_YOUR GOAL_. Assemble all lines in which the string "this" appears.

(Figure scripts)
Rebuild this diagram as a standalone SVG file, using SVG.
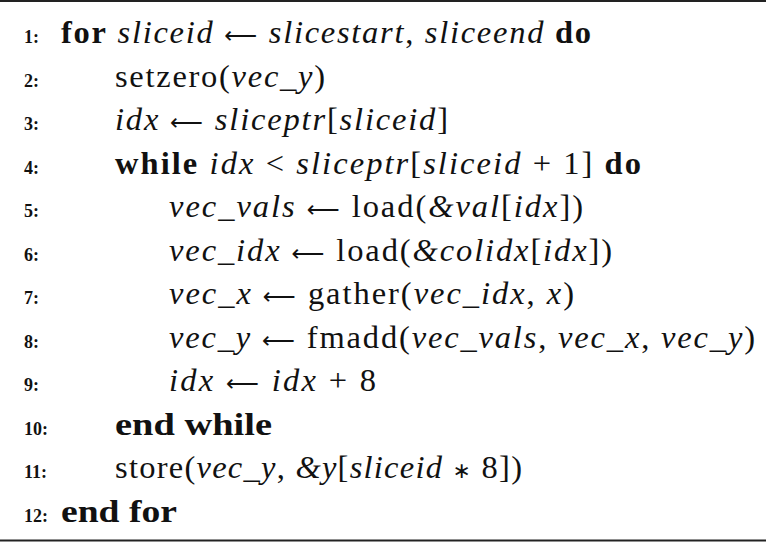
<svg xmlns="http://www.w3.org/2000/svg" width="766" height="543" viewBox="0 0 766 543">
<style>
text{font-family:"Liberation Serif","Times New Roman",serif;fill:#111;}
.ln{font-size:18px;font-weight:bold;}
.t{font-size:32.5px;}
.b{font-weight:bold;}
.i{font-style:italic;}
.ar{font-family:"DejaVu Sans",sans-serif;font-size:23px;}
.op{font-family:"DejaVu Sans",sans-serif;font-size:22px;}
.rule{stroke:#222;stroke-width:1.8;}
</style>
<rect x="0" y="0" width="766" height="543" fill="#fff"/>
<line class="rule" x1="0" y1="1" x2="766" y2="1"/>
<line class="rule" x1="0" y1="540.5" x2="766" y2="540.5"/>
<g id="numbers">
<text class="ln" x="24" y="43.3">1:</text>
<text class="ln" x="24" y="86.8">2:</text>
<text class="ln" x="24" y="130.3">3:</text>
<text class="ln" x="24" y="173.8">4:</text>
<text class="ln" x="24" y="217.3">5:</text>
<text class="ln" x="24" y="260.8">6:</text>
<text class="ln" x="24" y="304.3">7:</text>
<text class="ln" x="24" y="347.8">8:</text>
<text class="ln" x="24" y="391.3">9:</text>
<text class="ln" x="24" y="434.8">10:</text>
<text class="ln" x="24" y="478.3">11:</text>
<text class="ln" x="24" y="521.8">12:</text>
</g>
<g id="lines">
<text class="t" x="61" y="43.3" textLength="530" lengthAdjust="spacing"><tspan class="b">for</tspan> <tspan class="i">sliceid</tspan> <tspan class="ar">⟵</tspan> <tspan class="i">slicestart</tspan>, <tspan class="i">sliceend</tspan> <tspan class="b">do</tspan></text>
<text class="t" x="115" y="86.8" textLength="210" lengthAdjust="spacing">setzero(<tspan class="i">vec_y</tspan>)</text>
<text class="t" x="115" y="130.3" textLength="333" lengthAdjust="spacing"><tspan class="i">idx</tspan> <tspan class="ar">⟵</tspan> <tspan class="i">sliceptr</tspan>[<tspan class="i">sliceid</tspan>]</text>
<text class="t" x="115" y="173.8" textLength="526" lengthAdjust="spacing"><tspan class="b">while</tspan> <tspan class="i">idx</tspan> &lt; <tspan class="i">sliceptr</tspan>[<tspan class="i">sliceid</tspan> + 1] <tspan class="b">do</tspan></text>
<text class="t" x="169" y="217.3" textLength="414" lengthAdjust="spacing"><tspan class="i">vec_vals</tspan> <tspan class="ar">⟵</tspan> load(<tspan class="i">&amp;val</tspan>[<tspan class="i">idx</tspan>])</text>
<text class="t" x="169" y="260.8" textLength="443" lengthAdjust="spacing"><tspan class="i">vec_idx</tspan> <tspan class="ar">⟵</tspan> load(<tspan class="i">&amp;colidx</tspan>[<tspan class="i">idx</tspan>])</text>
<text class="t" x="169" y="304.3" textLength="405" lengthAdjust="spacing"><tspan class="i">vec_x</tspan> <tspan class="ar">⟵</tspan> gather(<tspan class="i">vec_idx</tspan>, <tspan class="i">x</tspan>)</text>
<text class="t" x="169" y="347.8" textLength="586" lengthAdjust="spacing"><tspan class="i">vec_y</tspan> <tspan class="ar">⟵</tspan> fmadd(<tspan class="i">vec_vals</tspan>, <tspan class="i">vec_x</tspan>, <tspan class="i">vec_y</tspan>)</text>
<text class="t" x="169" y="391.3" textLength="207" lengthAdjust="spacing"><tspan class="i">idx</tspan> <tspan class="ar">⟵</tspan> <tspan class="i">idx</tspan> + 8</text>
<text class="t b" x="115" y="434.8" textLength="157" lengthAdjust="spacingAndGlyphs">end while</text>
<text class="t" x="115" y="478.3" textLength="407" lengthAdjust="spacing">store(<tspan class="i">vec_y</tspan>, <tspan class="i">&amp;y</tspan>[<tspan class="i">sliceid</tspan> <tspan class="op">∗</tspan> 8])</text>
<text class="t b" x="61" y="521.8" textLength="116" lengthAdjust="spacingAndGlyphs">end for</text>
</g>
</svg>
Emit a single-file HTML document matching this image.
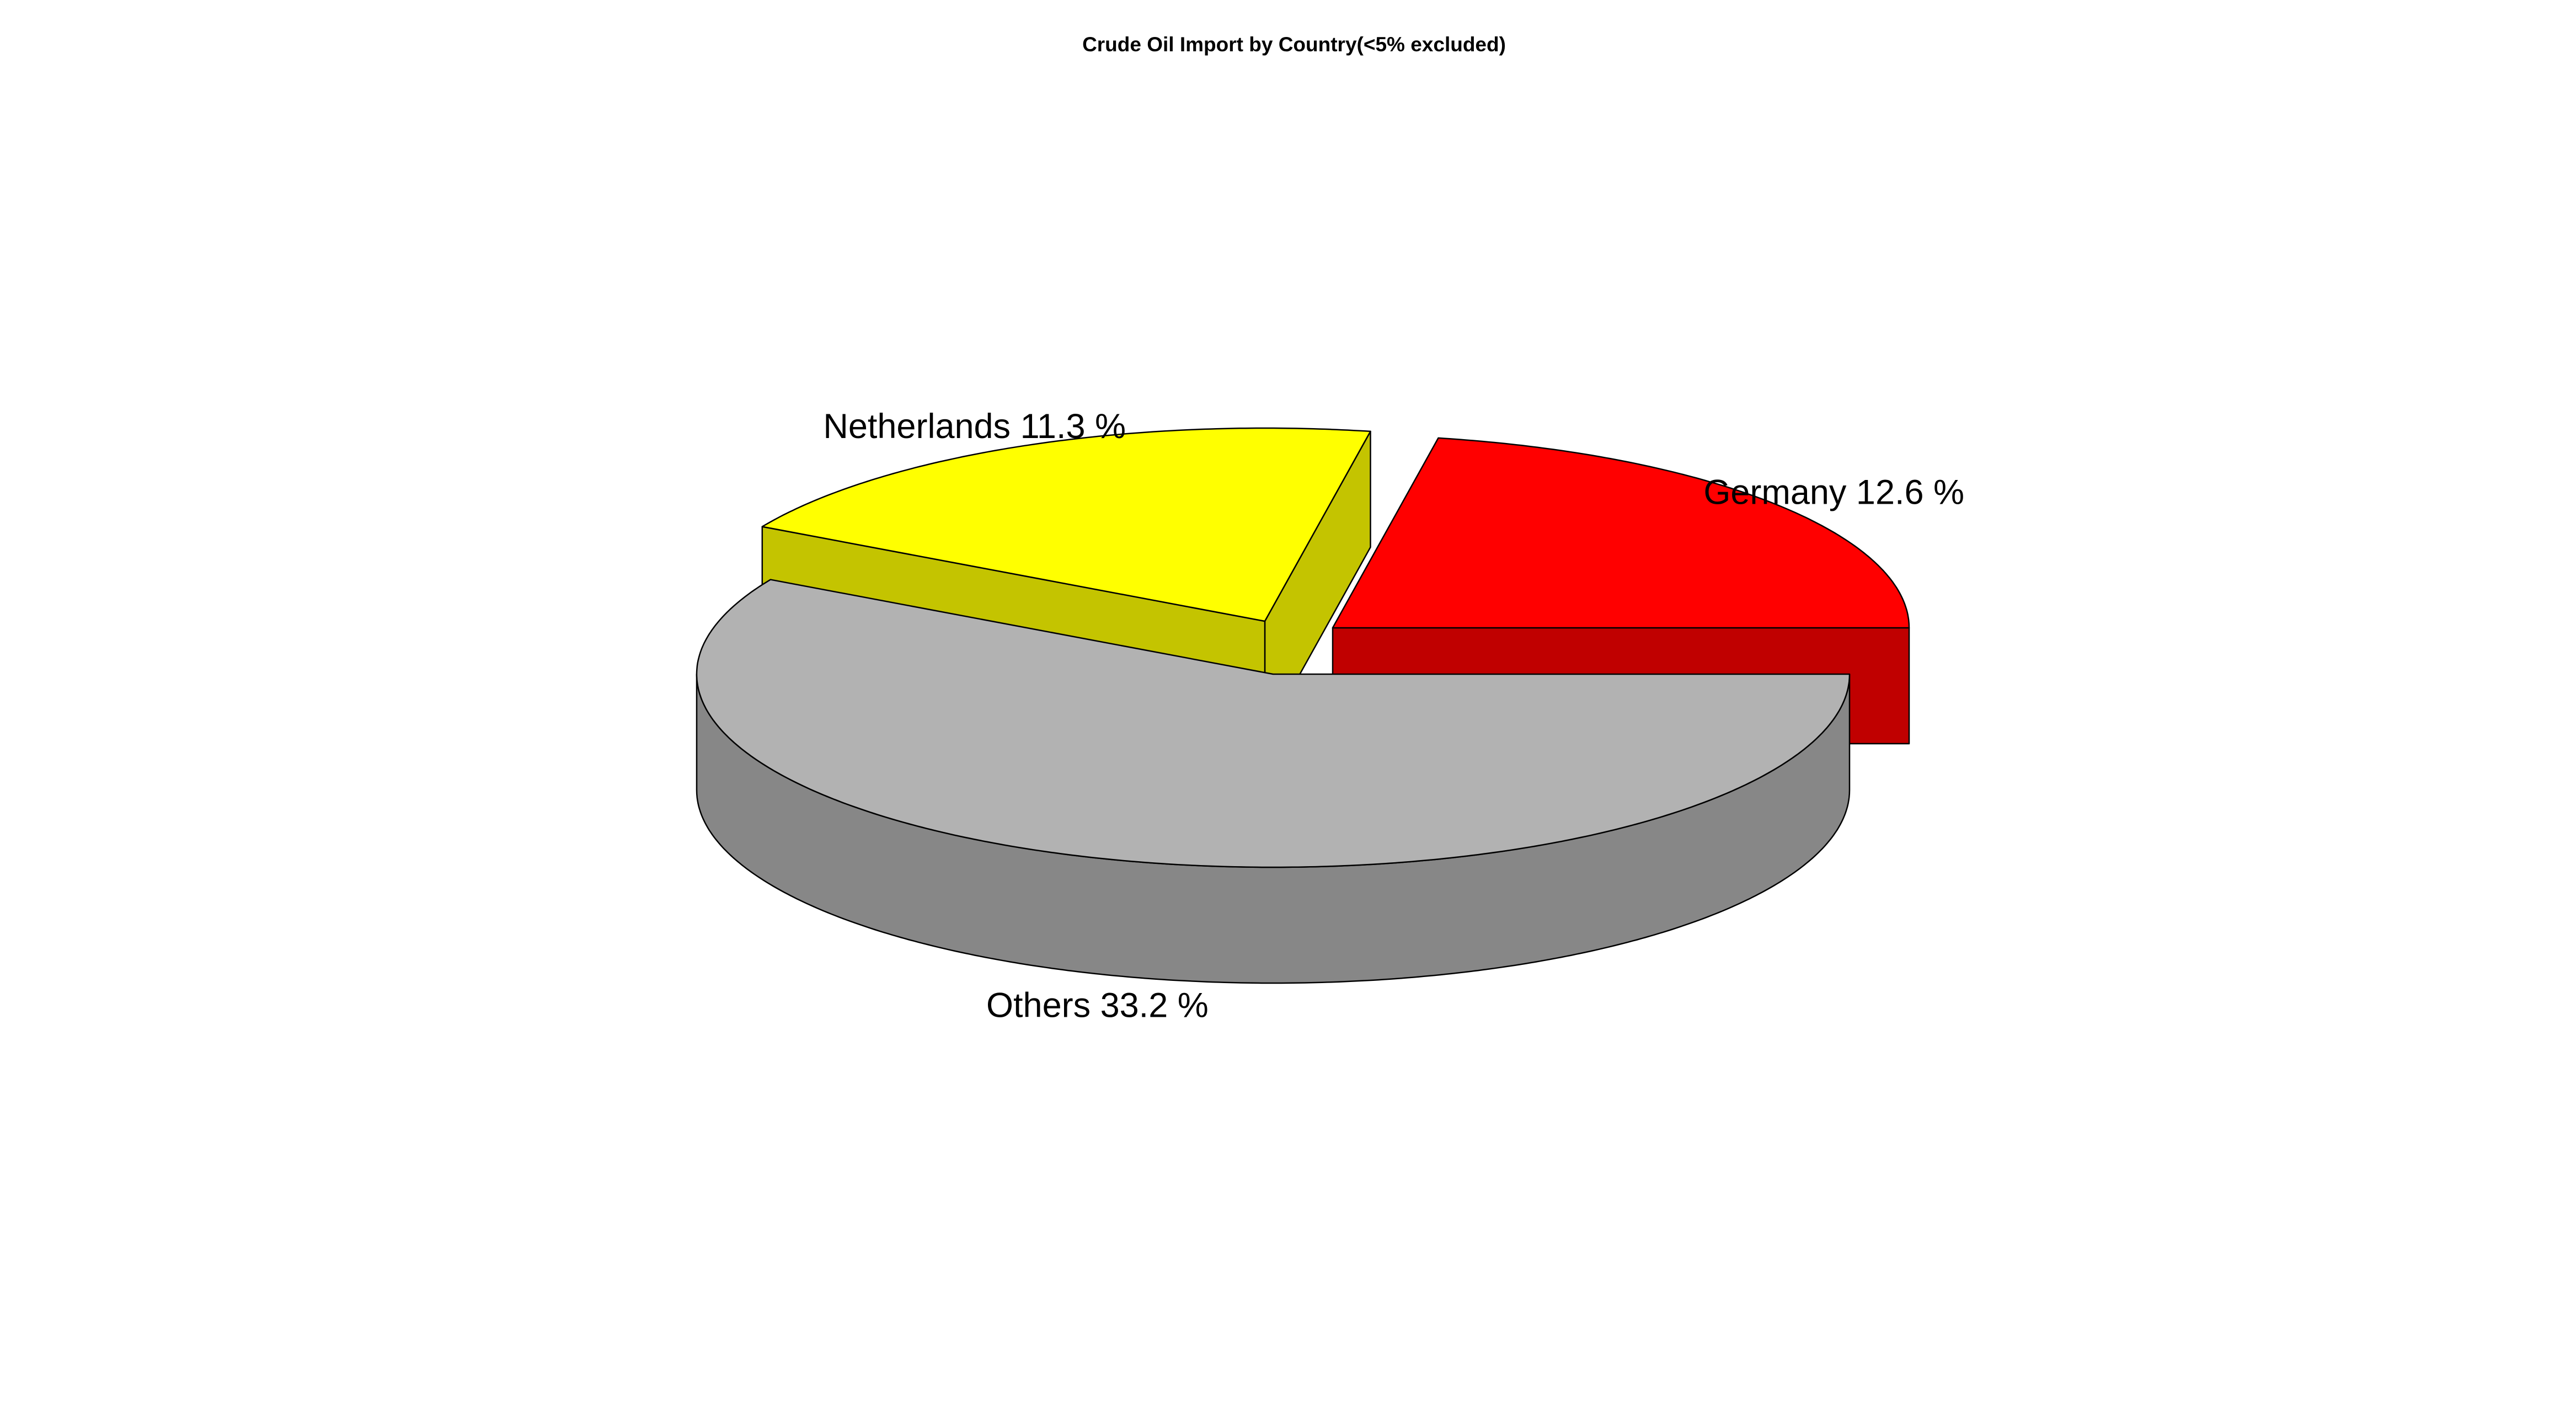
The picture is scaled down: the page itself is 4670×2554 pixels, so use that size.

_ANSWER TO THE PROBLEM_.
Rebuild this diagram as a standalone SVG file, using SVG.
Emit a single-file HTML document matching this image.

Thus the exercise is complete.